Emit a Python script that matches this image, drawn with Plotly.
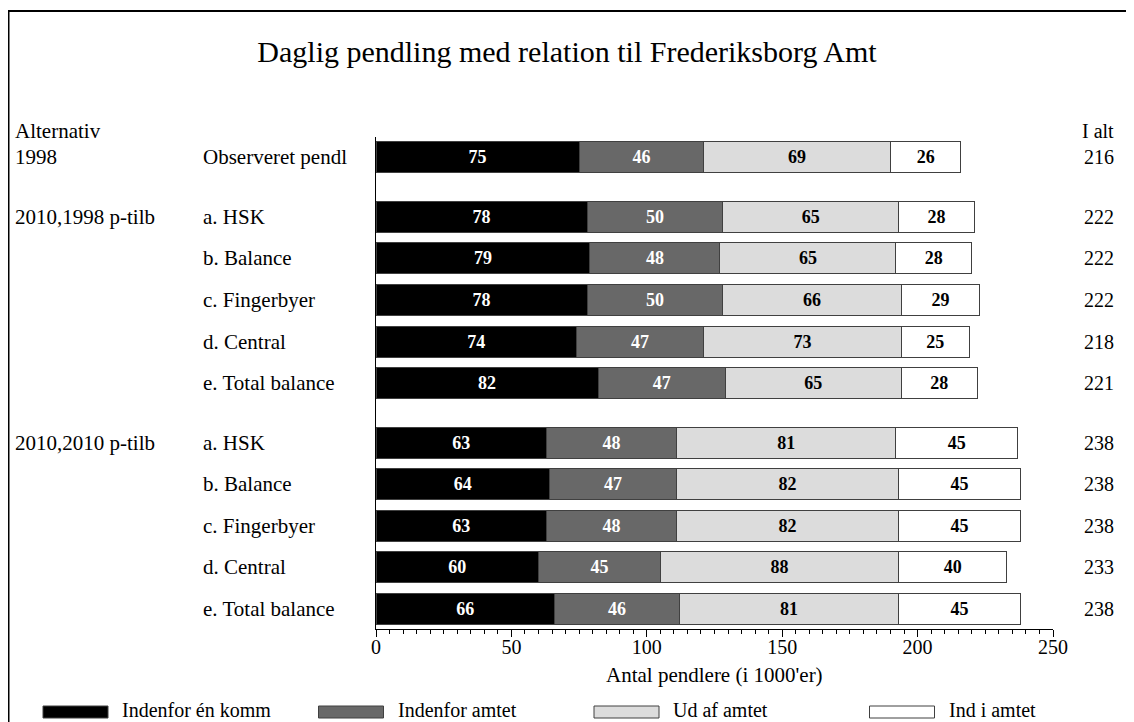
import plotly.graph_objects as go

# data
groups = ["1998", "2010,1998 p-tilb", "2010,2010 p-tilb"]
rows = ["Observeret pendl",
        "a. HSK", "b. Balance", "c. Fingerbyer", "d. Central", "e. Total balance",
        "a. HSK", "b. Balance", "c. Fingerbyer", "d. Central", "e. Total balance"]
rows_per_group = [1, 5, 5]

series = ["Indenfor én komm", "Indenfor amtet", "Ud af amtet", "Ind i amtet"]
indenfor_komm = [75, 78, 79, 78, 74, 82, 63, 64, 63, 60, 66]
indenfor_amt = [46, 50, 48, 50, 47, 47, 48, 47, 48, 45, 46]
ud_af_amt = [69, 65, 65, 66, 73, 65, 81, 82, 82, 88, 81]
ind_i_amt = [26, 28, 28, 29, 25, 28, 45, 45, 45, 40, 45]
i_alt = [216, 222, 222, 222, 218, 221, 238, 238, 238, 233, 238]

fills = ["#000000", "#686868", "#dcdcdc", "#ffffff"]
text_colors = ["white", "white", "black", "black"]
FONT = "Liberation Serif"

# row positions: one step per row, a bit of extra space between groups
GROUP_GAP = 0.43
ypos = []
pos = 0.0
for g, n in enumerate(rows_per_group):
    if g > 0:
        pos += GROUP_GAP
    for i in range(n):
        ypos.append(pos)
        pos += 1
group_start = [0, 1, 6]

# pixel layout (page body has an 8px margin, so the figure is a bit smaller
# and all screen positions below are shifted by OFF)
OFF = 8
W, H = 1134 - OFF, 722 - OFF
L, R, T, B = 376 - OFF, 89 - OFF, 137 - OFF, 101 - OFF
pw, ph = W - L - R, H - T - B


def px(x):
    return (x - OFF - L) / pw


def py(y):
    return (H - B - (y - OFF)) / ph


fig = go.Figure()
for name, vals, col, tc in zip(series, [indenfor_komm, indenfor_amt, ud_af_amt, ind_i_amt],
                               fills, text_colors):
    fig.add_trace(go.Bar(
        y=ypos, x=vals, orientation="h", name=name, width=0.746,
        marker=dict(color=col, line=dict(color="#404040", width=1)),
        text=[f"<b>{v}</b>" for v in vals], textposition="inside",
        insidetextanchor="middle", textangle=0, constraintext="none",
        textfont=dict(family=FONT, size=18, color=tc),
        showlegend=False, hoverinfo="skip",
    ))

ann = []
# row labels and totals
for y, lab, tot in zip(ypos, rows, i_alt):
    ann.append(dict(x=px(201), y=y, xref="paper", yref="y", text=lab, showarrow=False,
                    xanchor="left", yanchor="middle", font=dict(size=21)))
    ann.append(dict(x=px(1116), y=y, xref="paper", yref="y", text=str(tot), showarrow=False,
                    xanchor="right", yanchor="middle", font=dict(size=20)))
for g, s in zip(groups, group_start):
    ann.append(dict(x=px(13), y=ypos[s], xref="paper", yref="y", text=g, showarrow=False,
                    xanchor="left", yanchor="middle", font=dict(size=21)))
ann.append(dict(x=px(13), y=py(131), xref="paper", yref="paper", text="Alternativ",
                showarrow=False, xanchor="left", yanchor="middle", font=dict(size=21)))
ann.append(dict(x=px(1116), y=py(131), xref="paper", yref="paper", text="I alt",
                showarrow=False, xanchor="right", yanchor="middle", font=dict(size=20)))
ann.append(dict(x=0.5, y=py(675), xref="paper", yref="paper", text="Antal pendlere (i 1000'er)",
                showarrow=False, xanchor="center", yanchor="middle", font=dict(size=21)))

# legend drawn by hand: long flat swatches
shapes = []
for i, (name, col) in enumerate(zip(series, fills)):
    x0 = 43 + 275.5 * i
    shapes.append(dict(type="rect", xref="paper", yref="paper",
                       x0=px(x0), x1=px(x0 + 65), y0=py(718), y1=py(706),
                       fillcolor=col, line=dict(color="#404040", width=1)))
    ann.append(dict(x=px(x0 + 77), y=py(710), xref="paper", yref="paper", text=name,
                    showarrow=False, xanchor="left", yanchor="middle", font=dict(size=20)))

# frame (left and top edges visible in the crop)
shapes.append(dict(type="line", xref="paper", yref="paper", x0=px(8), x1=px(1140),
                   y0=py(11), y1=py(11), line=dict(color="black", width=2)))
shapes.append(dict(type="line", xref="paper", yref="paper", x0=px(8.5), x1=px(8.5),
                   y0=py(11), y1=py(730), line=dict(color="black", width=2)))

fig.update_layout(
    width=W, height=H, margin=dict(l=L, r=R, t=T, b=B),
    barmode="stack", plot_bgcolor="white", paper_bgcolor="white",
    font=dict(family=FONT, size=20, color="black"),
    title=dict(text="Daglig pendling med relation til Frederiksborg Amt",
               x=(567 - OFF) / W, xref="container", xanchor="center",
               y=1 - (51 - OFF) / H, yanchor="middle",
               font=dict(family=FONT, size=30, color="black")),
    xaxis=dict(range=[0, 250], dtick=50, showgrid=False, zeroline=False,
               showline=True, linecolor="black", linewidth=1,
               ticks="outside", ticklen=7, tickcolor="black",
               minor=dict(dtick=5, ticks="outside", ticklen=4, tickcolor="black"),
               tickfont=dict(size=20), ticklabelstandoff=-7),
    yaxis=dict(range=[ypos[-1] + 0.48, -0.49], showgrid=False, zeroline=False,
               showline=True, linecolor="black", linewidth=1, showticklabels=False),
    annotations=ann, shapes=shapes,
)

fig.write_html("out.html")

────────

TASK BRIEF
Repeat exactly and only the lines from the start of the data above through the line that holds "return (H - B - (y - OFF)) / ph", inclusive. Pictures do not belong in the copy.

RESULT OF THE EXERCISE
Emit a Python script that matches this image, drawn with Plotly.
import plotly.graph_objects as go

# data
groups = ["1998", "2010,1998 p-tilb", "2010,2010 p-tilb"]
rows = ["Observeret pendl",
        "a. HSK", "b. Balance", "c. Fingerbyer", "d. Central", "e. Total balance",
        "a. HSK", "b. Balance", "c. Fingerbyer", "d. Central", "e. Total balance"]
rows_per_group = [1, 5, 5]

series = ["Indenfor én komm", "Indenfor amtet", "Ud af amtet", "Ind i amtet"]
indenfor_komm = [75, 78, 79, 78, 74, 82, 63, 64, 63, 60, 66]
indenfor_amt = [46, 50, 48, 50, 47, 47, 48, 47, 48, 45, 46]
ud_af_amt = [69, 65, 65, 66, 73, 65, 81, 82, 82, 88, 81]
ind_i_amt = [26, 28, 28, 29, 25, 28, 45, 45, 45, 40, 45]
i_alt = [216, 222, 222, 222, 218, 221, 238, 238, 238, 233, 238]

fills = ["#000000", "#686868", "#dcdcdc", "#ffffff"]
text_colors = ["white", "white", "black", "black"]
FONT = "Liberation Serif"

# row positions: one step per row, a bit of extra space between groups
GROUP_GAP = 0.43
ypos = []
pos = 0.0
for g, n in enumerate(rows_per_group):
    if g > 0:
        pos += GROUP_GAP
    for i in range(n):
        ypos.append(pos)
        pos += 1
group_start = [0, 1, 6]

# pixel layout (page body has an 8px margin, so the figure is a bit smaller
# and all screen positions below are shifted by OFF)
OFF = 8
W, H = 1134 - OFF, 722 - OFF
L, R, T, B = 376 - OFF, 89 - OFF, 137 - OFF, 101 - OFF
pw, ph = W - L - R, H - T - B


def px(x):
    return (x - OFF - L) / pw


def py(y):
    return (H - B - (y - OFF)) / ph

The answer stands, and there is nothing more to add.